(WORK INSTRUCTIONS) Without including any pictures, write out the listing below exactly.

(RECORDED DATA)
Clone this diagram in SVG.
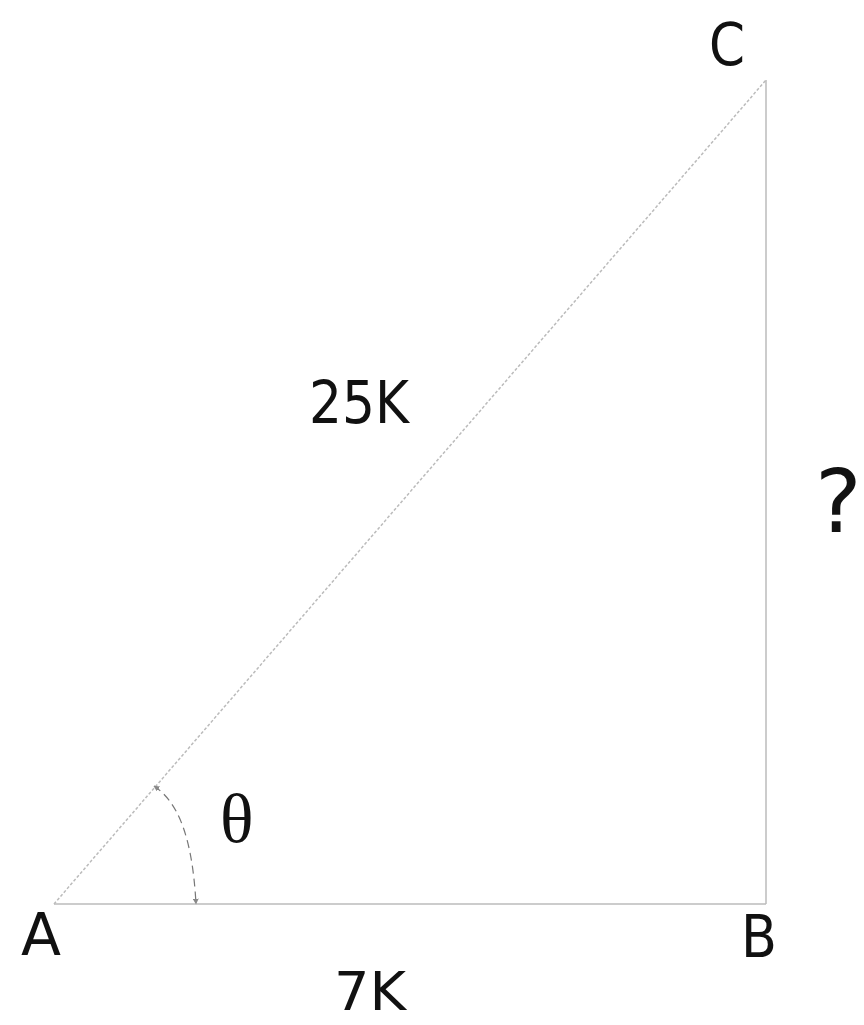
<svg xmlns="http://www.w3.org/2000/svg" width="864" height="1025" viewBox="0 0 864 1025">
<style>
.lbl{font-family:"DejaVu Sans","Liberation Sans",sans-serif;font-size:58px;fill:#111}
.edge{stroke:#bbb;stroke-width:1.5;fill:none}
</style>
<defs>
<marker id="ah" viewBox="0 0 10 10" refX="9" refY="5" markerWidth="5" markerHeight="5" orient="auto-start-reverse"><path d="M0,0 L10,5 L0,10 z" fill="#888"/></marker>
</defs>
<rect width="864" height="1025" fill="#fff"/>
<g id="connectors">
<line class="edge" x1="54" y1="904" x2="766" y2="904"/>
<line class="edge" x1="766" y1="904" x2="766" y2="80"/>
<line class="edge" x1="54" y1="904" x2="766" y2="80" stroke="#999" stroke-dasharray="3,2"/>
<path d="M154,786 C175,800 192,830 196,904" fill="none" stroke="#777" stroke-width="1.2" stroke-dasharray="8,5" marker-start="url(#ah)" marker-end="url(#ah)"/>
</g>
<g id="A"><text class="lbl" x="21" y="955" textLength="40" lengthAdjust="spacingAndGlyphs">A</text></g>
<g id="B"><text class="lbl" x="741" y="957" textLength="36" lengthAdjust="spacingAndGlyphs">B</text></g>
<g id="C"><text class="lbl" x="709" y="65" textLength="36" lengthAdjust="spacingAndGlyphs">C</text></g>
<g id="labels">
<text class="lbl" x="309" y="423" textLength="100" lengthAdjust="spacingAndGlyphs">25K</text>
<text class="lbl" x="334" y="1010" textLength="72" lengthAdjust="spacingAndGlyphs" style="font-size:54px">7K</text>
<text x="815" y="532" style="font-family:'DejaVu Sans',sans-serif;font-size:88px;fill:#111">?</text>
<text x="220" y="842" style="font-family:'Liberation Serif',serif;font-size:70px;fill:#111">θ</text>
</g>
</svg>
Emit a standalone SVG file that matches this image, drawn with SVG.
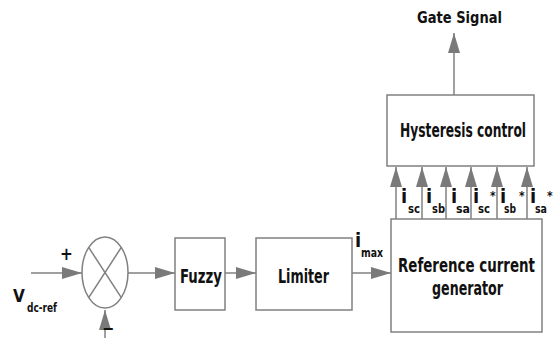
<svg xmlns="http://www.w3.org/2000/svg" width="554" height="338" viewBox="0 0 554 338">
<style>
.box{fill:#fff;stroke:#808080;stroke-width:1.5}
.ln{stroke:#808080;stroke-width:1.5;fill:none}
.t{font-family:"DejaVu Sans Condensed","DejaVu Sans","Liberation Sans",sans-serif;font-weight:bold;fill:#111}
.s{font-size:12px}
</style>
<defs>
<marker id="ah" markerUnits="userSpaceOnUse" markerWidth="20" markerHeight="12" refX="20" refY="6" orient="auto">
<path d="M0,0 L20,6 L0,12 z" fill="#7a7a7a"/>
</marker>
</defs>
<rect width="554" height="338" fill="#fff"/>
<g id="connectors">
<line class="ln" x1="31" y1="273" x2="82" y2="273" marker-end="url(#ah)"/>
<line class="ln" x1="105" y1="338" x2="105" y2="310" marker-end="url(#ah)"/>
<line class="ln" x1="128" y1="273" x2="175" y2="273" marker-end="url(#ah)"/>
<line class="ln" x1="225" y1="273" x2="256" y2="273" marker-end="url(#ah)"/>
<line class="ln" x1="352" y1="273" x2="391" y2="273" marker-end="url(#ah)"/>
<line class="ln" x1="396" y1="219" x2="396" y2="167" marker-end="url(#ah)"/>
<line class="ln" x1="422" y1="219" x2="422" y2="167" marker-end="url(#ah)"/>
<line class="ln" x1="446" y1="219" x2="446" y2="167" marker-end="url(#ah)"/>
<line class="ln" x1="471" y1="219" x2="471" y2="167" marker-end="url(#ah)"/>
<line class="ln" x1="497" y1="219" x2="497" y2="167" marker-end="url(#ah)"/>
<line class="ln" x1="527" y1="219" x2="527" y2="167" marker-end="url(#ah)"/>
<line class="ln" x1="454" y1="95" x2="454" y2="33" marker-end="url(#ah)"/>
</g>
<g id="sum">
<ellipse class="box" cx="105" cy="272.5" rx="23" ry="35.5"/>
<line class="ln" x1="88.7" y1="247.4" x2="121.3" y2="297.6"/>
<line class="ln" x1="121.3" y1="247.4" x2="88.7" y2="297.6"/>
</g>
<g id="fuzzy">
<rect class="box" x="175" y="238" width="50" height="72"/>
<text class="t" x="201" y="283" font-size="19" text-anchor="middle" textLength="42" lengthAdjust="spacingAndGlyphs">Fuzzy</text>
</g>
<g id="limiter">
<rect class="box" x="256" y="238" width="96" height="72"/>
<text class="t" x="303.5" y="283" font-size="19" text-anchor="middle" textLength="51" lengthAdjust="spacingAndGlyphs">Limiter</text>
</g>
<g id="refgen">
<rect class="box" x="391" y="219" width="151" height="113"/>
<text class="t" x="466.5" y="272" font-size="19" text-anchor="middle" textLength="137" lengthAdjust="spacingAndGlyphs">Reference current</text>
<text class="t" x="467.5" y="295" font-size="19" text-anchor="middle" textLength="71" lengthAdjust="spacingAndGlyphs">generator</text>
</g>
<g id="hysteresis">
<rect class="box" x="387" y="95" width="147" height="71"/>
<text class="t" x="463" y="137" font-size="19" text-anchor="middle" textLength="126" lengthAdjust="spacingAndGlyphs">Hysteresis control</text>
</g>
<g id="labels">
<text class="t" x="459.5" y="23" font-size="15" text-anchor="middle" textLength="85" lengthAdjust="spacingAndGlyphs">Gate Signal</text>
<text class="t" x="60" y="260" font-size="17">+</text>
<text class="t" x="102" y="334" font-size="16">−</text>
<text class="t" x="13" y="302" font-size="17">V</text>
<text class="t s" x="27" y="312" textLength="30" lengthAdjust="spacingAndGlyphs">dc-ref</text>
<text class="t" x="355" y="247" font-size="20">i</text>
<text class="t s" x="361" y="257" textLength="22" lengthAdjust="spacingAndGlyphs">max</text>
<text class="t" x="401" y="203" font-size="20">i</text>
<text class="t s" x="408" y="213" textLength="12" lengthAdjust="spacingAndGlyphs">sc</text>
<text class="t" x="426" y="203" font-size="20">i</text>
<text class="t s" x="432" y="213" textLength="13" lengthAdjust="spacingAndGlyphs">sb</text>
<text class="t" x="451" y="203" font-size="20">i</text>
<text class="t s" x="456" y="213" textLength="14" lengthAdjust="spacingAndGlyphs">sa</text>
<text class="t" x="473" y="203" font-size="20">i</text>
<text class="t s" x="478" y="213" textLength="12" lengthAdjust="spacingAndGlyphs">sc</text>
<text class="t" x="490" y="200" font-size="12">*</text>
<text class="t" x="500" y="203" font-size="20">i</text>
<text class="t s" x="504" y="213" textLength="12" lengthAdjust="spacingAndGlyphs">sb</text>
<text class="t" x="519" y="200" font-size="12">*</text>
<text class="t" x="530" y="203" font-size="20">i</text>
<text class="t s" x="535" y="213" textLength="12" lengthAdjust="spacingAndGlyphs">sa</text>
<text class="t" x="547" y="200" font-size="12">*</text>
</g>
</svg>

(RESPONSE TO THE EXERCISE)
Clone this diagram in SVG.
<svg xmlns="http://www.w3.org/2000/svg" width="864" height="1025" viewBox="0 0 864 1025">
<style>
.lbl{font-family:"DejaVu Sans","Liberation Sans",sans-serif;font-size:58px;fill:#111}
.edge{stroke:#bbb;stroke-width:1.5;fill:none}
</style>
<defs>
<marker id="ah" viewBox="0 0 10 10" refX="9" refY="5" markerWidth="5" markerHeight="5" orient="auto-start-reverse"><path d="M0,0 L10,5 L0,10 z" fill="#888"/></marker>
</defs>
<rect width="864" height="1025" fill="#fff"/>
<g id="connectors">
<line class="edge" x1="54" y1="904" x2="766" y2="904"/>
<line class="edge" x1="766" y1="904" x2="766" y2="80"/>
<line class="edge" x1="54" y1="904" x2="766" y2="80" stroke="#999" stroke-dasharray="3,2"/>
<path d="M154,786 C175,800 192,830 196,904" fill="none" stroke="#777" stroke-width="1.2" stroke-dasharray="8,5" marker-start="url(#ah)" marker-end="url(#ah)"/>
</g>
<g id="A"><text class="lbl" x="21" y="955" textLength="40" lengthAdjust="spacingAndGlyphs">A</text></g>
<g id="B"><text class="lbl" x="741" y="957" textLength="36" lengthAdjust="spacingAndGlyphs">B</text></g>
<g id="C"><text class="lbl" x="709" y="65" textLength="36" lengthAdjust="spacingAndGlyphs">C</text></g>
<g id="labels">
<text class="lbl" x="309" y="423" textLength="100" lengthAdjust="spacingAndGlyphs">25K</text>
<text class="lbl" x="334" y="1010" textLength="72" lengthAdjust="spacingAndGlyphs" style="font-size:54px">7K</text>
<text x="815" y="532" style="font-family:'DejaVu Sans',sans-serif;font-size:88px;fill:#111">?</text>
<text x="220" y="842" style="font-family:'Liberation Serif',serif;font-size:70px;fill:#111">θ</text>
</g>
</svg>
Emit a standalone SVG file that matches this image, drawn with SVG.
<svg xmlns="http://www.w3.org/2000/svg" width="554" height="338" viewBox="0 0 554 338">
<style>
.box{fill:#fff;stroke:#808080;stroke-width:1.5}
.ln{stroke:#808080;stroke-width:1.5;fill:none}
.t{font-family:"DejaVu Sans Condensed","DejaVu Sans","Liberation Sans",sans-serif;font-weight:bold;fill:#111}
.s{font-size:12px}
</style>
<defs>
<marker id="ah" markerUnits="userSpaceOnUse" markerWidth="20" markerHeight="12" refX="20" refY="6" orient="auto">
<path d="M0,0 L20,6 L0,12 z" fill="#7a7a7a"/>
</marker>
</defs>
<rect width="554" height="338" fill="#fff"/>
<g id="connectors">
<line class="ln" x1="31" y1="273" x2="82" y2="273" marker-end="url(#ah)"/>
<line class="ln" x1="105" y1="338" x2="105" y2="310" marker-end="url(#ah)"/>
<line class="ln" x1="128" y1="273" x2="175" y2="273" marker-end="url(#ah)"/>
<line class="ln" x1="225" y1="273" x2="256" y2="273" marker-end="url(#ah)"/>
<line class="ln" x1="352" y1="273" x2="391" y2="273" marker-end="url(#ah)"/>
<line class="ln" x1="396" y1="219" x2="396" y2="167" marker-end="url(#ah)"/>
<line class="ln" x1="422" y1="219" x2="422" y2="167" marker-end="url(#ah)"/>
<line class="ln" x1="446" y1="219" x2="446" y2="167" marker-end="url(#ah)"/>
<line class="ln" x1="471" y1="219" x2="471" y2="167" marker-end="url(#ah)"/>
<line class="ln" x1="497" y1="219" x2="497" y2="167" marker-end="url(#ah)"/>
<line class="ln" x1="527" y1="219" x2="527" y2="167" marker-end="url(#ah)"/>
<line class="ln" x1="454" y1="95" x2="454" y2="33" marker-end="url(#ah)"/>
</g>
<g id="sum">
<ellipse class="box" cx="105" cy="272.5" rx="23" ry="35.5"/>
<line class="ln" x1="88.7" y1="247.4" x2="121.3" y2="297.6"/>
<line class="ln" x1="121.3" y1="247.4" x2="88.7" y2="297.6"/>
</g>
<g id="fuzzy">
<rect class="box" x="175" y="238" width="50" height="72"/>
<text class="t" x="201" y="283" font-size="19" text-anchor="middle" textLength="42" lengthAdjust="spacingAndGlyphs">Fuzzy</text>
</g>
<g id="limiter">
<rect class="box" x="256" y="238" width="96" height="72"/>
<text class="t" x="303.5" y="283" font-size="19" text-anchor="middle" textLength="51" lengthAdjust="spacingAndGlyphs">Limiter</text>
</g>
<g id="refgen">
<rect class="box" x="391" y="219" width="151" height="113"/>
<text class="t" x="466.5" y="272" font-size="19" text-anchor="middle" textLength="137" lengthAdjust="spacingAndGlyphs">Reference current</text>
<text class="t" x="467.5" y="295" font-size="19" text-anchor="middle" textLength="71" lengthAdjust="spacingAndGlyphs">generator</text>
</g>
<g id="hysteresis">
<rect class="box" x="387" y="95" width="147" height="71"/>
<text class="t" x="463" y="137" font-size="19" text-anchor="middle" textLength="126" lengthAdjust="spacingAndGlyphs">Hysteresis control</text>
</g>
<g id="labels">
<text class="t" x="459.5" y="23" font-size="15" text-anchor="middle" textLength="85" lengthAdjust="spacingAndGlyphs">Gate Signal</text>
<text class="t" x="60" y="260" font-size="17">+</text>
<text class="t" x="102" y="334" font-size="16">−</text>
<text class="t" x="13" y="302" font-size="17">V</text>
<text class="t s" x="27" y="312" textLength="30" lengthAdjust="spacingAndGlyphs">dc-ref</text>
<text class="t" x="355" y="247" font-size="20">i</text>
<text class="t s" x="361" y="257" textLength="22" lengthAdjust="spacingAndGlyphs">max</text>
<text class="t" x="401" y="203" font-size="20">i</text>
<text class="t s" x="408" y="213" textLength="12" lengthAdjust="spacingAndGlyphs">sc</text>
<text class="t" x="426" y="203" font-size="20">i</text>
<text class="t s" x="432" y="213" textLength="13" lengthAdjust="spacingAndGlyphs">sb</text>
<text class="t" x="451" y="203" font-size="20">i</text>
<text class="t s" x="456" y="213" textLength="14" lengthAdjust="spacingAndGlyphs">sa</text>
<text class="t" x="473" y="203" font-size="20">i</text>
<text class="t s" x="478" y="213" textLength="12" lengthAdjust="spacingAndGlyphs">sc</text>
<text class="t" x="490" y="200" font-size="12">*</text>
<text class="t" x="500" y="203" font-size="20">i</text>
<text class="t s" x="504" y="213" textLength="12" lengthAdjust="spacingAndGlyphs">sb</text>
<text class="t" x="519" y="200" font-size="12">*</text>
<text class="t" x="530" y="203" font-size="20">i</text>
<text class="t s" x="535" y="213" textLength="12" lengthAdjust="spacingAndGlyphs">sa</text>
<text class="t" x="547" y="200" font-size="12">*</text>
</g>
</svg>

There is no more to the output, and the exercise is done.